-- start Stored data --

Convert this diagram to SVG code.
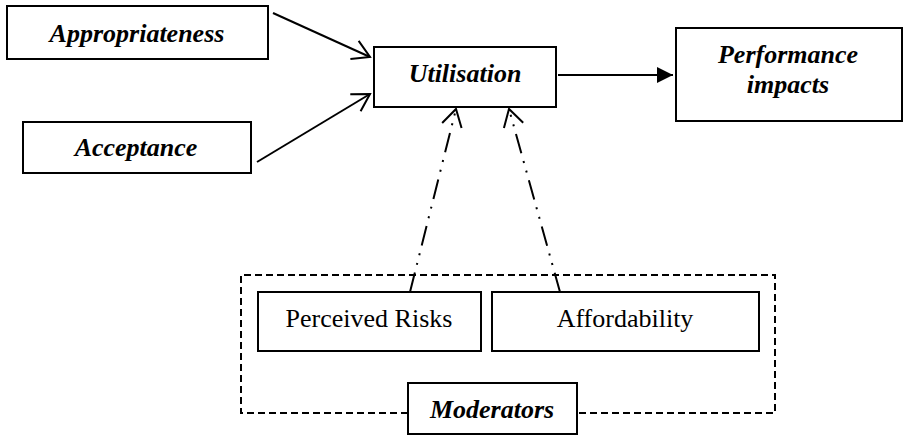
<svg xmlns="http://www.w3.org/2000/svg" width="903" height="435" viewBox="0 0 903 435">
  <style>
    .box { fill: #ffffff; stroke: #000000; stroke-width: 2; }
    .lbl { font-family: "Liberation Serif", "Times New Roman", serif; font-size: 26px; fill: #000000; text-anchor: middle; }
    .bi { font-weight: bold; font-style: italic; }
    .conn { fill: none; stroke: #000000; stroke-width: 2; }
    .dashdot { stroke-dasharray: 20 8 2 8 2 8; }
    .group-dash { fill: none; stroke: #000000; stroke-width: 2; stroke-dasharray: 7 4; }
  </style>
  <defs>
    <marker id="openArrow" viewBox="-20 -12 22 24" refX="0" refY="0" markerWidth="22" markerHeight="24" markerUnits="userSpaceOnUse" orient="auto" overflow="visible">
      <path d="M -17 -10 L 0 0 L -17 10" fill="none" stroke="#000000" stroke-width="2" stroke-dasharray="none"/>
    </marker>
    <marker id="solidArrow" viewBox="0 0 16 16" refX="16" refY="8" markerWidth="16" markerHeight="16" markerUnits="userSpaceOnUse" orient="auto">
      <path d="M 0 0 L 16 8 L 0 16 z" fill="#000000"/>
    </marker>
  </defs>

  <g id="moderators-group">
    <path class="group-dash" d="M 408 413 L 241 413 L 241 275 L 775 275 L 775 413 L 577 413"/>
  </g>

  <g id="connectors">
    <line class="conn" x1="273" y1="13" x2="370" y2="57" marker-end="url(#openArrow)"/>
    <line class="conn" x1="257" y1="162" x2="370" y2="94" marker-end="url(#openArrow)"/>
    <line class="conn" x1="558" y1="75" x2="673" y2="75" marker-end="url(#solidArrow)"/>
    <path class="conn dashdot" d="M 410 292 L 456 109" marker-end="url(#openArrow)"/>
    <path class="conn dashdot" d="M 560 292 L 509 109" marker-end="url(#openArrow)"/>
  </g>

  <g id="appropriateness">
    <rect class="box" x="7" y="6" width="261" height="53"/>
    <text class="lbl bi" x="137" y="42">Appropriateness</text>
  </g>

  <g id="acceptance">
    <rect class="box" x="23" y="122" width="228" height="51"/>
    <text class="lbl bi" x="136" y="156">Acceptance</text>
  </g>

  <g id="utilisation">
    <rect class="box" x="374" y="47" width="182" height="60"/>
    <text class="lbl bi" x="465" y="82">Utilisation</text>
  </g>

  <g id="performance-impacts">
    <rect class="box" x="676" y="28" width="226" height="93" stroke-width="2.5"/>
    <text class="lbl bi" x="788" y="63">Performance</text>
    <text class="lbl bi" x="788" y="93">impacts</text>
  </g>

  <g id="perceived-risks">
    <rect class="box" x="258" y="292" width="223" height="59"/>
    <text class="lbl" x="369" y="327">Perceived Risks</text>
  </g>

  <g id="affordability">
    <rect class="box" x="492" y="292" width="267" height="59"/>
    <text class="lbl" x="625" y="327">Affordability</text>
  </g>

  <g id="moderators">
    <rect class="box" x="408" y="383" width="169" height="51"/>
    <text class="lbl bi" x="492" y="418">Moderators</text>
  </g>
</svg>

-- end Stored data --

● Written problem
Repeat the material above verbatim, with no pictures in the output.

● Correct response
Convert this diagram to SVG code.
<svg xmlns="http://www.w3.org/2000/svg" width="903" height="435" viewBox="0 0 903 435">
  <style>
    .box { fill: #ffffff; stroke: #000000; stroke-width: 2; }
    .lbl { font-family: "Liberation Serif", "Times New Roman", serif; font-size: 26px; fill: #000000; text-anchor: middle; }
    .bi { font-weight: bold; font-style: italic; }
    .conn { fill: none; stroke: #000000; stroke-width: 2; }
    .dashdot { stroke-dasharray: 20 8 2 8 2 8; }
    .group-dash { fill: none; stroke: #000000; stroke-width: 2; stroke-dasharray: 7 4; }
  </style>
  <defs>
    <marker id="openArrow" viewBox="-20 -12 22 24" refX="0" refY="0" markerWidth="22" markerHeight="24" markerUnits="userSpaceOnUse" orient="auto" overflow="visible">
      <path d="M -17 -10 L 0 0 L -17 10" fill="none" stroke="#000000" stroke-width="2" stroke-dasharray="none"/>
    </marker>
    <marker id="solidArrow" viewBox="0 0 16 16" refX="16" refY="8" markerWidth="16" markerHeight="16" markerUnits="userSpaceOnUse" orient="auto">
      <path d="M 0 0 L 16 8 L 0 16 z" fill="#000000"/>
    </marker>
  </defs>

  <g id="moderators-group">
    <path class="group-dash" d="M 408 413 L 241 413 L 241 275 L 775 275 L 775 413 L 577 413"/>
  </g>

  <g id="connectors">
    <line class="conn" x1="273" y1="13" x2="370" y2="57" marker-end="url(#openArrow)"/>
    <line class="conn" x1="257" y1="162" x2="370" y2="94" marker-end="url(#openArrow)"/>
    <line class="conn" x1="558" y1="75" x2="673" y2="75" marker-end="url(#solidArrow)"/>
    <path class="conn dashdot" d="M 410 292 L 456 109" marker-end="url(#openArrow)"/>
    <path class="conn dashdot" d="M 560 292 L 509 109" marker-end="url(#openArrow)"/>
  </g>

  <g id="appropriateness">
    <rect class="box" x="7" y="6" width="261" height="53"/>
    <text class="lbl bi" x="137" y="42">Appropriateness</text>
  </g>

  <g id="acceptance">
    <rect class="box" x="23" y="122" width="228" height="51"/>
    <text class="lbl bi" x="136" y="156">Acceptance</text>
  </g>

  <g id="utilisation">
    <rect class="box" x="374" y="47" width="182" height="60"/>
    <text class="lbl bi" x="465" y="82">Utilisation</text>
  </g>

  <g id="performance-impacts">
    <rect class="box" x="676" y="28" width="226" height="93" stroke-width="2.5"/>
    <text class="lbl bi" x="788" y="63">Performance</text>
    <text class="lbl bi" x="788" y="93">impacts</text>
  </g>

  <g id="perceived-risks">
    <rect class="box" x="258" y="292" width="223" height="59"/>
    <text class="lbl" x="369" y="327">Perceived Risks</text>
  </g>

  <g id="affordability">
    <rect class="box" x="492" y="292" width="267" height="59"/>
    <text class="lbl" x="625" y="327">Affordability</text>
  </g>

  <g id="moderators">
    <rect class="box" x="408" y="383" width="169" height="51"/>
    <text class="lbl bi" x="492" y="418">Moderators</text>
  </g>
</svg>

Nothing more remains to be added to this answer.